Brent Protzman, Manager of Energy Information and Analytics at Lutron Electronics, told Energy Manager Today that commercial spaces have more distributed sensing options producing more data on how space is being utilized. “This growth in information from these sensors is driving the need to analyze this data and develop actionable insights,” he wrote. “For example, data on which office areas are occupied most, which ones the least, can help facility managers decide on an appropriate cleaning schedule, thus going beyond the use of light sensors as energy saving devices and into helping reduce operational costs.”
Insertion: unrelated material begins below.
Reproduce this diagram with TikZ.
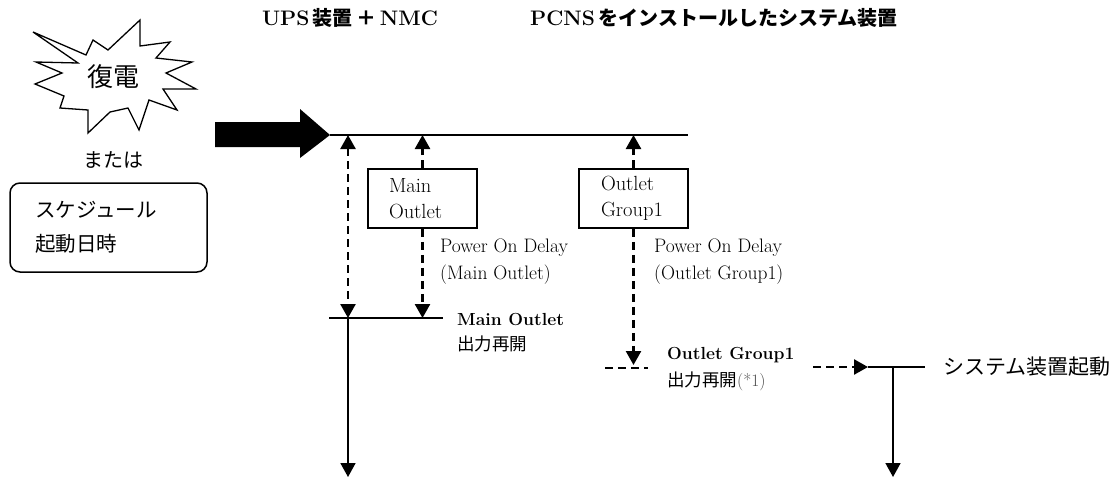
\documentclass[tikz,border=0pt]{standalone}
\usepackage{fontspec}
\newfontfamily\jp{Noto Sans CJK JP}
\usetikzlibrary{arrows.meta}
\begin{document}
\begin{tikzpicture}[x=1pt,y=-1pt,
  solid line/.style={line width=1.7pt},
  dline/.style={line width=2.5pt, dash pattern=on 8pt off 5pt},
  hd/.style={-{Triangle[width=15pt,length=14pt]}},
  hdboth/.style={{Triangle[width=15pt,length=14pt]}-{Triangle[width=15pt,length=14pt]}},
  box/.style={draw, line width=1.6pt, minimum height=59pt, align=left, inner ysep=0pt, font=\fontsize{20.5}{26}\selectfont},
  lbl/.style={anchor=west, inner sep=0pt, align=left, font=\fontsize{19.5}{27}\selectfont},
  blbl/.style={anchor=west, inner sep=0pt, align=left, font=\fontsize{17.5}{24}\selectfont\bfseries},
  title/.style={inner sep=0pt, font=\fontsize{21}{26}\selectfont\bfseries}
]
\useasboundingbox (0,0) rectangle (1114,477);

% titles
\node[title] (t1) at (350,18) {UPS\,{\jp\fontsize{20}{26}\selectfont 装置}\,{\jp\fontsize{20}{26}\selectfont ＋}\,NMC};
\node[title, anchor=west] (t2) at (530,18) {PCNS\,{\jp\fontsize{20}{26}\selectfont をインストールしたシステム装置}};

% starburst
\draw[line width=1.3pt, fill=white]
 (33,32) -- (86,55) -- (93,40) -- (108,50) -- (140,20) -- (140,46) -- (170,42)
 -- (156,58) -- (192,62) -- (166,73) -- (196,89) -- (163,89) -- (177,110)
 -- (149,100) -- (139,130) -- (128,108) -- (110,112) -- (88,133) -- (88,110)
 -- (60,108) -- (64,96) -- (35,84) -- (62,73) -- (36,62) -- (78,63) -- cycle;
\node[font=\fontsize{26}{30}\selectfont\jp] (fuku) at (113,77) {復電};
\node[font=\fontsize{20}{24}\selectfont\jp] (mata) at (113,160) {または};
\node[draw, line width=1.5pt, rounded corners=10pt, minimum width=197pt, minimum height=89pt,
  align=left, text width=147pt, inner xsep=25pt, font=\fontsize{20.5}{34}\selectfont\jp] (sched) at (108.5,227.5)
  {スケジュール\\起動日時};

% big arrow
\fill (215,122) -- (300,122) -- (300,109) -- (330,135) -- (300,158) -- (300,147) -- (215,147) -- cycle;
\coordinate (tipA) at (330,135);
\coordinate (topEnd) at (688,135);
\draw[solid line] (tipA) -- (topEnd);

% boxes
\node[box, minimum width=109pt, text width=67pt, inner xsep=21pt] (mo) at (422.5,198.5) {Main\\Outlet};
\node[box, minimum width=109pt, text width=65pt, inner xsep=22pt] (og) at (633.5,198.5) {Outlet\\Group1};

% lower main line
\coordinate (l1) at (329,318);
\coordinate (l2) at (443,318);
\draw[solid line] (l1) -- (l2);

% dashed arrows
\coordinate (a1t) at (348,135);
\coordinate (a1b) at (348,318);
\draw[dline, hdboth] (a1t) -- (a1b);
\coordinate (a2t) at (mo.north |- tipA);
\coordinate (a2b) at (mo.south |- l1);
\draw[dline, hd] (mo.north) -- (a2t);
\draw[dline, hd] (mo.south) -- (a2b);
\coordinate (a3t) at (og.north |- tipA);
\draw[dline, hd] (og.north) -- (a3t);

% labels
\node[lbl] (pd1) at (440,262) {Power On Delay\\(Main Outlet)};
\node[lbl] (pd2) at (654,262) {Power On Delay\\(Outlet Group1)};
\node[blbl] (mot) at (457,319) {Main Outlet};
\node[anchor=west, inner sep=0pt, font=\fontsize{17.5}{20}\selectfont\jp] (mor) at (457,344) {出力再開};
\node[blbl] (ogt) at (667,355) {Outlet Group1};
\node[anchor=west, inner sep=0pt, font=\fontsize{17.5}{20}\selectfont] (ogr) at (667,381) {{\jp 出力再開}{\color{black!70}(*1)}};
\node[anchor=west, inner sep=0pt, font=\fontsize{21}{24}\selectfont\jp] (sys) at (943,367) {システム装置起動};

% group1 down
\coordinate (g1) at (605,368);
\coordinate (g2) at (648,368);
\coordinate (g3) at (og.south |- 0,365);
\draw[dline, hd] (og.south) -- (g3);
\draw[dline] (g1) -- (g2);

% to system start
\coordinate (s1) at (813,367);
\coordinate (s2) at (868,367);
\coordinate (s3) at (925,367);
\coordinate (sv) at (893,367);
\coordinate (svb) at (893,477);
\draw[dline, hd] (s1) -- (s2);
\draw[solid line] (s2) -- (s3);
\draw[solid line, hd] (sv) -- (svb);

% main down
\coordinate (mb) at (348,477);
\draw[solid line, hd] (a1b) -- (mb);
\end{tikzpicture}
\end{document}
It is difficult to put a definitive return on investment (ROI) and savings figure on such projects. The technology is used in different ways and is at varying levels of maturity. It seems, however, that the bottom line will benefit significantly. In March, The U.S. Department of Energy (DoE) posted an overview of the wireless approach to occupancy sensors. The first thing that the DoE does is make the overall case for the technology:
Studies have shown that adding lighting controls can reduce lighting energy use 10% to 90% or more depending on the use of the space in which the sensors are installed. One study conducted on a university campus found that installing wired occupancy sensors to control lighting in more than 200 rooms in 10 buildings provided an annual cost savings of about $14,000 with a simple payback of 4.2 years.
The piece outlines the approaches to wireless sensors. The good news for energy managers is that there are several wireless protocols that enable placement of standalone sensors without wired infrastructure.
The data will get deeper and more valuable, according to Protzman. “As sensors evolve, the types of devices will also evolve to get richer information for the facility managers and allow more environmental factors to be tracked with the intention of gaining greater comfort for the occupant in a space,” he wrote. “This could translate to sensing more than temperature, occupancy, and light.”
There has been a good bit of news on the motion sensor front.
Last week, Larsen Electronics introduced the EXP-MS-N4X-AT-HV explosion-proof motion sensor. It is aimed for use in hazardous (Class 1 Division 1 and Class 2 Division 1) areas. The wall-mounted unit is made of copper-free non-sparking aluminum and glass. The device is receommend for use in areas in which combustible dust and particles are present.
Two companies – Acuity Brands and Hubbell – made announcements regarding wireless capabilities of occupancy sensors. Acuity introduced the nLight AIR platform which, the company says, reduces complexity and cost in retrofit applications. In June, Hubbell said that it updated its wiSCAPE gateway, which control as many as 1,000 wiSCAPE fixture modules.
Research continues as well – and not just among vendors. For instance, the Lighting Enabled Systems & Applications (LESA) and students from Rensselaer Polytechnic Institution and Boston College were awarded a patent on a way to detect people’s presence, location and pose in a room without the use of cameras. This, the release says, is a way to collect granular data without compromising privacy.
Two evolution of occupancy sensors and the ongoing switch to LEDs can generate great benefits on both fronts – if companies savvy enough to combine the two.